They need a surprisingly large accommodation - 50 square foot permanent access is recommended by vets. This means accommodation is expensive. Some people convert a shed and attach it to a run; some use walk in aviary type housing; a double storey 6ft by 2ft hutch with a 6ft by 6ft run underneath would just about be enough. Indoors, some convert a room for bunny use.

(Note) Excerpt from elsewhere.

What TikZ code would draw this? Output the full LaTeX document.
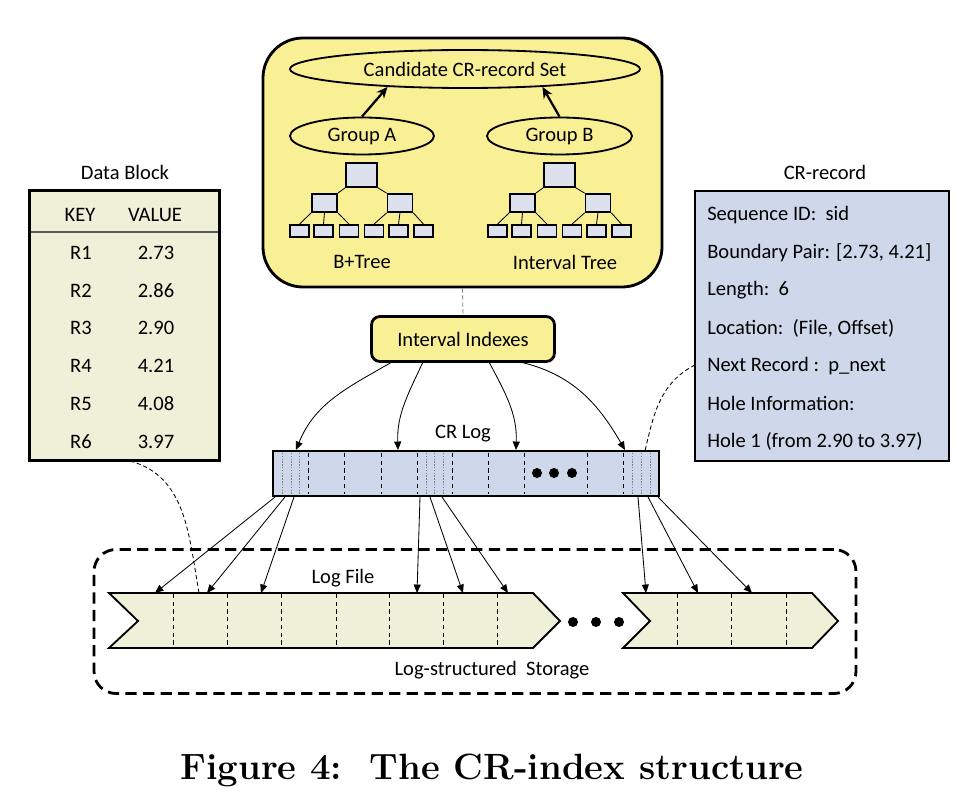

Much as I love rabbits, I would therefore recommend guinea pigs to someone who wants relatively undemanding family pets.

I feel a traitor."_

I am a total rabbit lover; have looked after several piggies for friends, but would never personally choose them as pets. However, they may be better for someone wanting relatively easy family pets.


----------



## catherine09 (May 10, 2014)

I agree SummerSky, and perhaps I misunderstood your post. In terms of complexity, guinea pigs are much less complex to look after, but in terms of time, I find rabbits much less time consuming 

Whichever way the OP goes, I hope you are considering rescue  all my animals are from rescue and people are always surprised as they are young, healthy and some are even like pedigree breeds  (not that I really mind either way!)


----------



## Jimmychoo (Feb 4, 2015)

Well I have two guinea pigs. They live indoors, are really friendly, easy to take care of and don't smell - bonus - lol. They are lovely pets if handled frequently, my two sons love ours. We've had them five years now and whenever we come home from being out they always welcome us with squeaks :smile:


----------



## Muttly (Oct 1, 2014)

I have had several of both and definately prefer Guinea Pigs. IME they have been much more friendly. They give you that call (as JimmyChoo said) when they hear you coming and I just love all their little noises they make!

I had several outdoor ones and my last was a rescue indoor one about 5 years old who's buddy had died. They had got another Guinea Pig to keep him company and he was not impressed, so they got rid 
So when I had him, he was kept on his own, in my house. He loved the dogs btw!


----------